Posted by admin on 12 August, 2008 under Business news | Be the First to Comment

Price-conscious consumers continued to hold back on spending last month, the British Retail Consortium said, with “frivolous shopping off the agenda”.

With consumer confidence at new lows, even heavy discounts had sometimes failed to lure people to open their wallets and purses, the BRC added.

Like-for-like retail sales fell 0.9% compared with July 2007. Total sales, which include new stores, rose 1.7%.

Sales of food and drink were up, but against weak sales a year earlier.

The results mean that there has been negative like-for-like sales growth for four of the past five months.

Between May and July, like-for-like sales were 0.3% lower than the same three-month period a year earlier.

Not over yet

According to the BRC, this slowdown looks set to continue.

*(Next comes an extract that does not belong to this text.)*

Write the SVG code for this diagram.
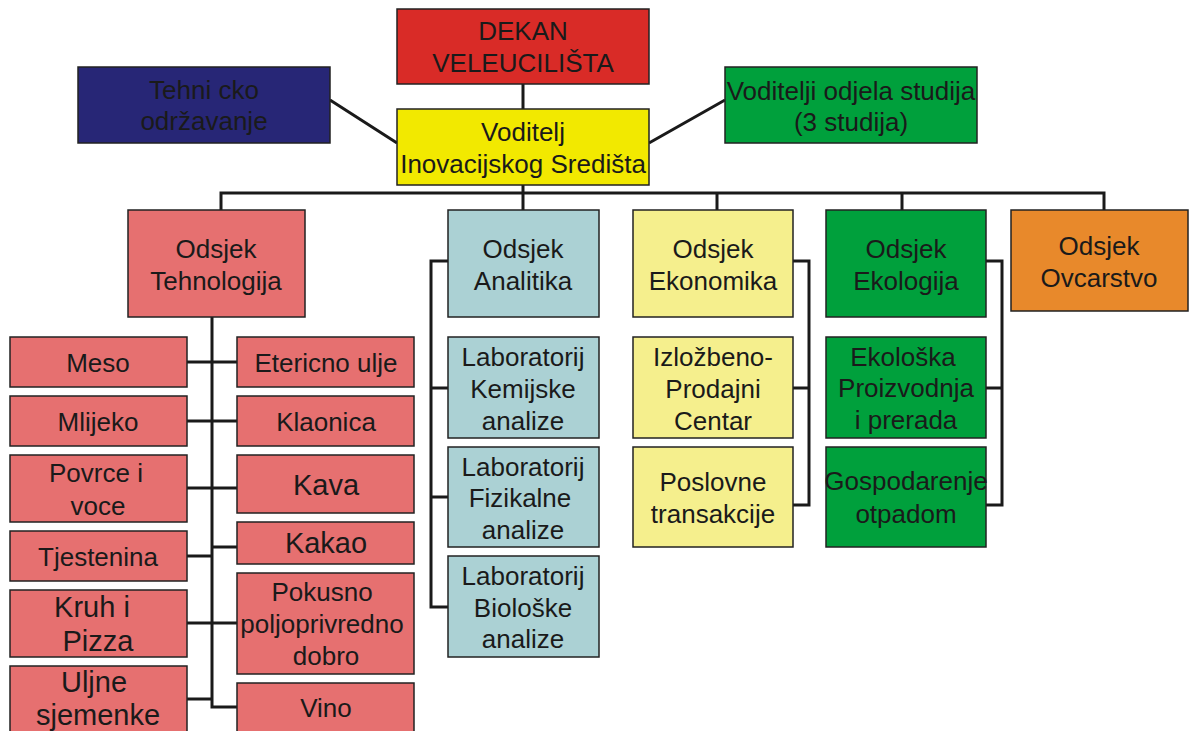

“Frivolous shopping is off the agenda as most customers concentrate on value and durability and there are few signs the slowdown has yet bottomed out,” said director general Stephen Robertson.

Declining consumer confidence and rising household bills have hit spending on furniture and other household items particularly hard, the BRC said.

Sales of furniture and flooring were down for the sixth consecutive month.

Where people did spend on items for the home, it was on basic lines or discounted products, rather than higher value, non-essential items.

Earlier this week, the employers organisation the CBI, said the UK economy was deteriorating faster than it had previously thought.

It has also revised down its forecast for economic growth in 2009 from 1% to 0.4%.